International Scotch Whisky Day is not a celebration of flavour alone. It is an opportunity to examine how Scotch whisky became one of the most tightly structured and legally protected spirits in the world. Unlike many global categories shaped primarily by brand expansion, Scotch developed through regulation, geography, and institutional discipline that defined what the spirit could be long before it became a global export.
The authority of Scotch whisky rests not on marketing narratives but on a framework built over centuries, binding distilleries, regions, production methods, and law into a coherent national system.
Geography, Distilleries, and Early Organization
Scotch whisky production emerged across Scotland during the late medieval and early modern periods, shaped by climate, water sources, and access to grain. By the 18th century, distilling activity was widespread, particularly in the Highlands, Lowlands, Islay, and the northeast regions later associated with Speyside.

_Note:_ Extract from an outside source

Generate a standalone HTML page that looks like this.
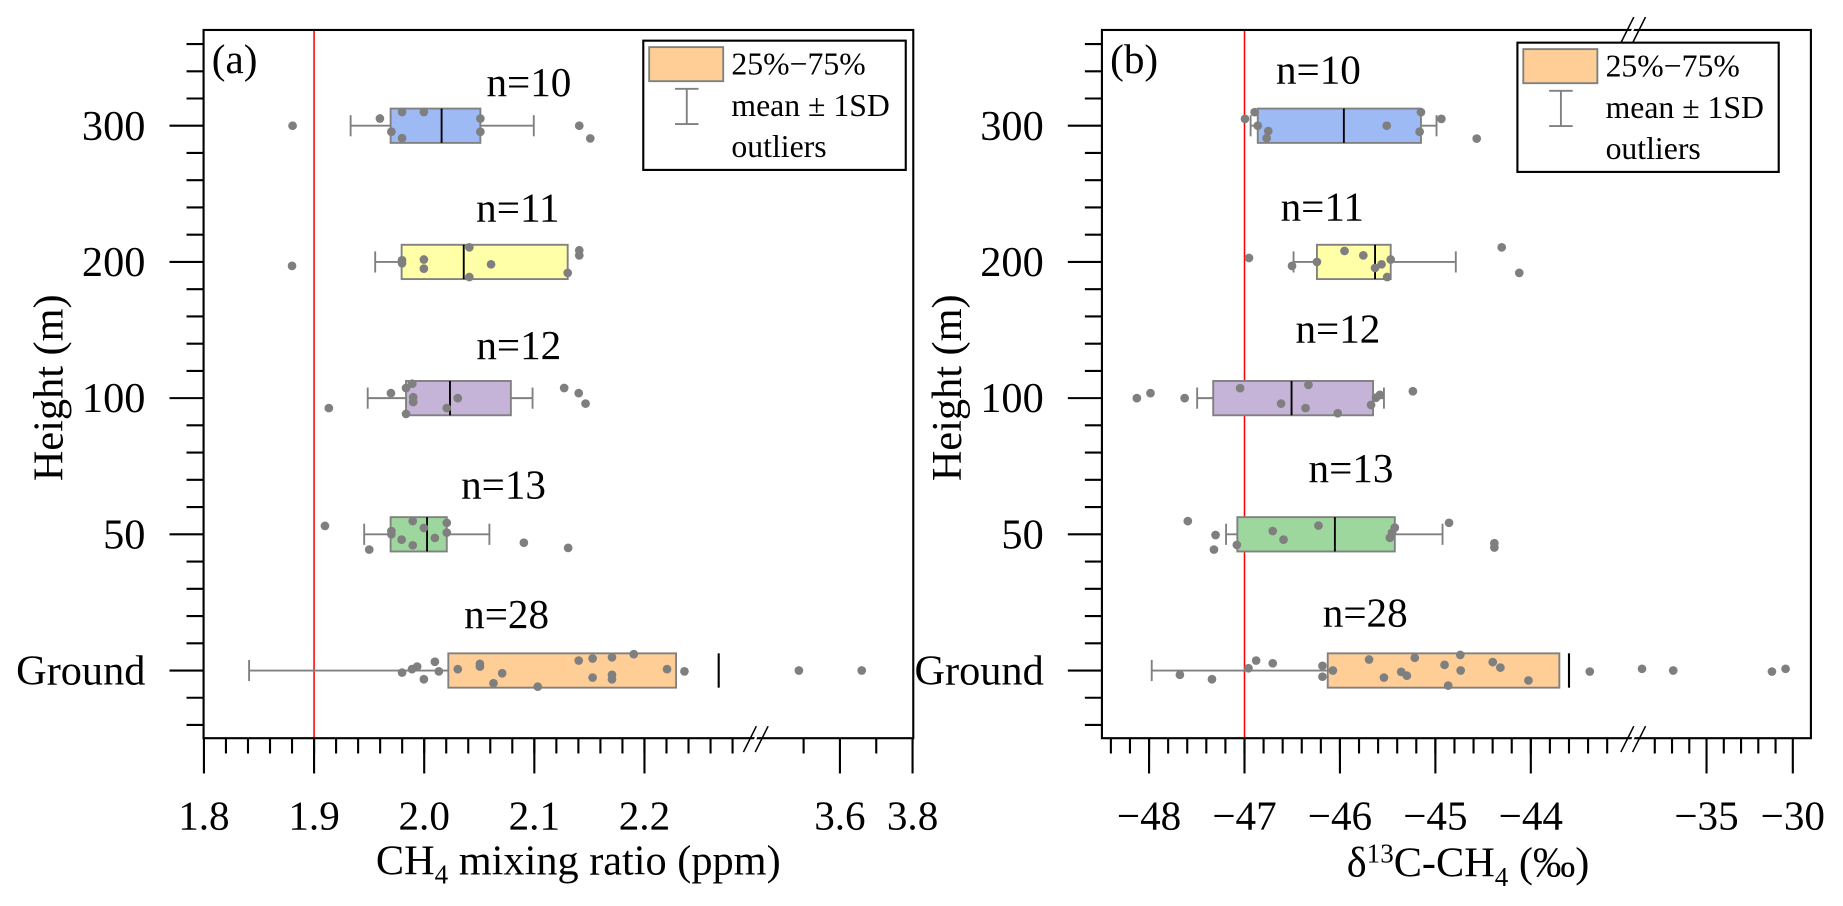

Early distilleries such as Glenlivet Distillery, founded in 1824 by George Smith, illustrate how legalization and structure transformed illicit practice into a formal industry. Glenlivet’s early licensing following the Excise Act of 1823 marked a turning point, demonstrating that compliance could enable both quality control and commercial growth.
Other historic distilleries, including Bowmore Distillery, founded in 1779, and Auchentoshan Distillery, established in 1823, further anchored whisky production to place and method rather than improvisation.
The Legal Spine of Scotch Whisky
The defining feature of Scotch whisky is not style but structure. Over time, Scotland developed a layered legal framework that governs production, maturation, and naming. The modern foundation was consolidated with the Scotch Whisky Regulations of 2009, which legally define Scotch whisky across five categories and five regions.
Under these regulations, Scotch must be distilled and matured in Scotland for a minimum of three years in oak casks, using water, malted barley, and other cereals as permitted. Additives are tightly restricted, and maturation warehouses must remain within Scotland’s borders.
This framework ensures that Scotch remains inseparable from its place of origin. It also prevents the category from drifting into abstraction, a fate that has affected less regulated spirits.
Regions as Structural Identity
Scotch whisky’s regional system is not a marketing invention but a functional classification rooted in production reality. The five officially recognised regions are Highlands, Lowlands, Speyside, Islay, and Campbeltown.
Each region reflects historical access to fuel, water, and trade routes rather than flavour stereotypes alone. Islay’s maritime exposure shaped distilleries such as Lagavulin Distillery, founded in 1816, whose peated spirit reflects both environment and long fermentation practices. Speyside’s density of distilleries reflects agricultural concentration and transport efficiency rather than stylistic uniformity.
Campbeltown’s survival as a recognised region, maintained by distilleries including Springbank Distillery, founded in 1828, demonstrates how regional identity is preserved through continuity rather than scale.
Blending, Scale, and National Coherence
Scotch’s global success was enabled by blending, which provided consistency while absorbing regional variation. Firms such as Johnnie Walker, originating in the 19th century, relied on malt whiskies from multiple regions to create stable profiles for export markets.
This blending culture did not erase distillery identity. Instead, it reinforced the need for standardised production rules. Without legal clarity, blending at scale would have diluted Scotch’s definition. Instead, structure allowed diversity to exist within controlled boundaries.
Modern Challenges and Enduring Structure
By 2026, Scotch whisky will face pressures from overproduction, inventory saturation, and shifting consumption patterns. Yet its structural foundation remains intact. Distilleries continue to operate within a framework that prioritises provenance over flexibility.
Spirits such as Lagavulin 16 Year Old, The Glenlivet 12 Year Old, and Springbank 10 Year Old remain identifiable not because of branding innovation, but because they are anchored to regulated production systems.
Scotch whisky endures because it resists reinvention, where reinvention would weaken definition.
International Scotch Whisky Day 2026 Beyond Celebration
What makes International Scotch Whisky Day 2026 distinctive is not novelty or celebration, but timing. It arrives at a moment when Scotch whisky is being reassessed through structure rather than expansion. After years of rapid growth, inventory pressure, and shifting global consumption, 2026 places focus back on the framework that has allowed Scotch to endure while other categories struggle. Regulation, regional definition, long maturation cycles, and legally enforced production discipline have insulated Scotch from losing coherence, even under strain. International Scotch Whisky Day 2026, therefore, functions less as a festive marker and more as a moment of reflection on why Scotch remains a national spirit governed by continuity, restraint, and institutional memory rather than trend-driven reinvention.
Barlist documents Scotch whisky through its structural foundations, connecting distilleries, regions, and legal definitions rather than surface tasting notes. By mapping spirits back to their production frameworks and historical decisions, Barlist preserves clarity in a category where identity depends on discipline more than trend.
International Scotch Whisky Day is not a reminder of what Scotch tastes like. It is a reminder of why Scotch still exists as a coherent national spirit in a globalised market.